Performance reviews are often tied to a specific time of year, when employees are asked to reflect on how they performed in the previous twelve months. For many, this process can feel more like a retrospective judgment than a meaningful conversation about growth, learning, and future potential.
More often than not, traditional performance reviews emphasize evaluative feedback—how well an employee performed against predetermined goals. These goals are typically designed to be specific, measurable, action- oriented, realistic, and time-bound. While structure and clarity are important, this approach can unintentionally reduce performance to a checklist rather than an evolving process.
Performance doesn’t happen once a year, it unfolds daily.
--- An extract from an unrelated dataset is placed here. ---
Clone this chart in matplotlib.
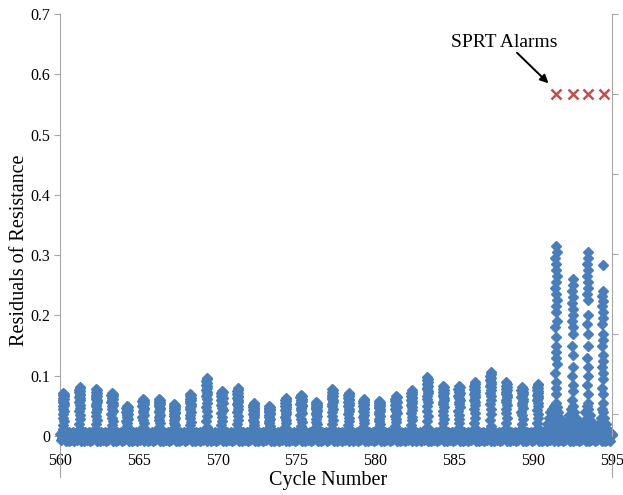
import matplotlib
matplotlib.use("Agg")
import matplotlib.pyplot as plt

plt.rcParams['font.family'] = ['Liberation Serif', 'DejaVu Serif']

# === Dane ===
# kolumny "normalnych" cykli (560-590): pozycja i szczyt residuów
col_x = [560.2, 561.25, 562.3, 563.3, 564.25, 565.27, 566.3, 567.24, 568.26, 569.3,
         570.27, 571.27, 572.27, 573.28, 574.3, 575.29, 576.26, 577.27, 578.3, 579.25,
         580.25, 581.3, 582.3, 583.3, 584.3, 585.3, 586.3, 587.3, 588.3, 589.3, 590.3]
col_peak = [0.072, 0.082, 0.078, 0.072, 0.050, 0.062, 0.062, 0.053, 0.070, 0.097,
            0.075, 0.079, 0.054, 0.050, 0.063, 0.068, 0.057, 0.078, 0.072, 0.062,
            0.058, 0.066, 0.076, 0.098, 0.083, 0.083, 0.089, 0.106, 0.089, 0.081, 0.087]
# profil kolumny (ułamek szczytu)
col_frac = [1.0, 0.97, 0.94, 0.91, 0.88, 0.85, 0.82, 0.79, 0.76, 0.72, 0.68, 0.63,
            0.57, 0.50, 0.42, 0.34, 0.25, 0.15]
col_dx = [0, 0.04, -0.04, 0.03, -0.03, 0.04, 0, -0.04, 0.03, 0.04, -0.03,
          0, 0.04, -0.04, 0, 0.03, -0.03, 0, 0.04, -0.04, 0, 0.03, -0.02, 0.02]

# pasmo bazowe w każdym cyklu
base_cycles = list(range(560, 595))
base_dx = [0.0, 0.05, 0.10, 0.15, 0.20, 0.25, 0.30, 0.35, 0.40, 0.45,
           0.50, 0.55, 0.60, 0.65, 0.70, 0.75, 0.80, 0.85, 0.90, 0.95]
base_y = [0.004, -0.007, 0.007, -0.003, 0.009, 0.011, 0.002, -0.008, 0.006, -0.004,
          0.003, -0.008, 0.007, -0.002, -0.007, 0.005, -0.004, 0.006, -0.008, 0.001]

# kolumny w stanie awarii (591-595)
fault_x = [591.45, 592.5, 593.45, 594.4]
fault_cols = [
    [0.315, 0.305, 0.295, 0.285, 0.275, 0.265, 0.255, 0.245, 0.235, 0.225, 0.215, 0.205,
     0.19, 0.18, 0.165, 0.15, 0.14, 0.13, 0.12, 0.105, 0.09, 0.08, 0.07, 0.055],
    [0.26, 0.25, 0.24, 0.23, 0.22, 0.21, 0.2, 0.19, 0.18, 0.17, 0.15, 0.135,
     0.115, 0.1, 0.085, 0.075, 0.06],
    [0.305, 0.295, 0.285, 0.275, 0.265, 0.255, 0.245, 0.235, 0.225, 0.2, 0.185,
     0.17, 0.15, 0.13, 0.115, 0.1, 0.085, 0.07, 0.055],
    [0.283, 0.24, 0.232, 0.224, 0.216, 0.205, 0.195, 0.185, 0.17, 0.16, 0.15,
     0.135, 0.125, 0.115, 0.105, 0.095, 0.08, 0.07, 0.055, 0.045],
]
hump_x = [590.7, 590.8, 590.9, 591.0, 591.1, 591.2, 591.3, 591.4, 591.5, 591.6, 591.7,
          591.8, 591.9, 592.0, 592.1, 592.2, 592.3, 592.4, 592.5, 592.6, 592.7, 592.8,
          592.9, 593.0, 593.1, 593.2, 593.3, 593.4, 593.5, 593.6, 593.7, 593.8, 593.9,
          594.0, 594.1, 594.2, 594.3, 594.4, 594.5, 594.6, 594.7, 594.8, 594.9, 595.0]
hump_top = [0.005, 0.01, 0.02, 0.03, 0.04, 0.045, 0.05, 0.052, 0.048, 0.04, 0.03,
            0.02, 0.01, 0.005, 0.015, 0.025, 0.035, 0.045, 0.05, 0.04, 0.03, 0.02,
            0.012, 0.006, 0.012, 0.025, 0.04, 0.05, 0.045, 0.035, 0.025, 0.015, 0.008,
            0.005, 0.01, 0.02, 0.03, 0.04, 0.03, 0.02, 0.012, 0.006, 0.003, 0.004]
hump_mid = [0.002, 0.005, 0.01, 0.015, 0.02, 0.025, 0.028, 0.03, 0.027, 0.022, 0.016,
            0.01, 0.005, 0.002, 0.008, 0.013, 0.02, 0.025, 0.028, 0.022, 0.016, 0.01,
            0.006, 0.003, 0.006, 0.013, 0.022, 0.028, 0.025, 0.02, 0.013, 0.008, 0.004,
            0.002, 0.005, 0.01, 0.016, 0.022, 0.016, 0.01, 0.006, 0.003, 0.001, 0.002]

# alarmy SPRT (oś pomocnicza, 1 = alarm)
alarm_x = [591.45, 592.5, 593.5, 594.5]
alarm_y = [1, 1, 1, 1]

# === Zbieranie punktów ===
xs, ys = [], []
for c in base_cycles:
    for dx, y in zip(base_dx, base_y):
        xs.append(c + dx)
        ys.append(y)
for cx, pk in zip(col_x, col_peak):
    for dx, f in zip(col_dx, col_frac):
        xs.append(cx + dx)
        ys.append(pk * f)
for fx, col in zip(fault_x, fault_cols):
    for i, y in enumerate(col):
        xs.append(fx + col_dx[i % len(col_dx)])
        ys.append(y)
xs += hump_x + hump_x
ys += hump_top + hump_mid

blue = "#4a7ebb"
grey = "#a6a6a6"

fig = plt.figure(figsize=(6.23, 4.95), dpi=100)
ax = fig.add_axes([0.0963, 0.1192, 0.8860, 0.8525])
ax.plot(xs, ys, linestyle="none", marker="D", markersize=4.8, color=blue,
        markeredgecolor=blue, zorder=3, clip_on=False)

ax.set_xlim(560, 595)
ax.set_ylim(0, 0.7)
ax.set_xticks([560, 565, 570, 575, 580, 585, 590, 595])
ax.set_yticks([0, 0.1, 0.2, 0.3, 0.4, 0.5, 0.6, 0.7])
ax.set_yticklabels(["0", "0.1", "0.2", "0.3", "0.4", "0.5", "0.6", "0.7"])
ax.tick_params(axis="x", length=0, pad=12, labelsize=11.5)
ax.tick_params(axis="y", length=4, color=grey, labelsize=11.5, pad=3)
for s in ["top", "bottom", "right"]:
    ax.spines[s].set_visible(False)
ax.spines["left"].set_color(grey)

# przedłużenia osi pod wykresem
ax.plot([0, 0], [0, -0.098], transform=ax.transAxes, color=grey, lw=0.8, clip_on=False)
ax.plot([1, 1], [-0.045, -0.098], transform=ax.transAxes, color=grey, lw=0.8, clip_on=False)

ax.set_xlabel("Cycle Number", fontsize=14.5)
ax.set_ylabel("Residuals of Resistance", fontsize=14.5)
ax.xaxis.set_label_coords(0.485, -0.082)
ax.yaxis.set_label_coords(-0.057, 0.44)

ax2 = ax.twinx()
ax2.set_ylim(-1.1375, 1.5)
ax2.set_yticks([-1, -0.5, 0, 0.5, 1, 1.5])
ax2.set_yticklabels([])
ax2.tick_params(axis="y", length=4, color=grey)
for s in ["top", "bottom", "left"]:
    ax2.spines[s].set_visible(False)
ax2.spines["right"].set_color(grey)
ax2.plot(alarm_x, alarm_y, linestyle="none", marker="x", markersize=6.5,
         markeredgewidth=1.8, color="#c0504d", clip_on=False)

ax2.text(588.2, 1.325, "SPRT Alarms", fontsize=14, ha="center", va="center")
ax2.annotate("", xy=(591.1, 1.055), xytext=(588.85, 1.27),
             arrowprops=dict(arrowstyle="-|>", color="black", lw=1.4, mutation_scale=12))

plt.savefig("out.png", dpi=100)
When goals are only revisited annually, opportunities for learning, adjustment, and support are often missed. The question then becomes: what happens when goals aren’t met, or when priorities shift midyear?
One powerful way to address this gap is through regular check-ins. Quarterly conversations should be considered the minimum standard, offering space to review progress, recalibrate expectations, and address challenges early. Evenmore impactful are bi-weekly one-to-one conversations that focus on momentum, obstacles, and alignment.
These conversations shift performance feedback from a static evaluation to a dynamic dialogue. They allow leaders and employees to explore what’s working, what’s not, and where redirection may be needed—before small issues become larger problems.
When conducting performance conversations, a simple three-letter acronym can serve as a helpful guide: P.A.L.
Preparation is the first step. Effective feedback requires intention—reviewing goals, reflecting on progress, and entering the conversation with curiosity rather than assumptions.
The second is Active Listening. This means creating space for the employee’s voice, listening beyond words, and seeking to understand their experience, perspective, and context.
Finally, Learning becomes the outcome. Performance feedback is most powerful when it leads to insight, growth, and shared ownership of next steps.
Reimagined this way, performance feedback becomes less about rating the past and more about shaping the future—together.
Consider how performance conversations currently happen in your organization. What might change if feedback became an ongoing partnership rather than an annual event—and how might that shift impact engagement, trust, and results?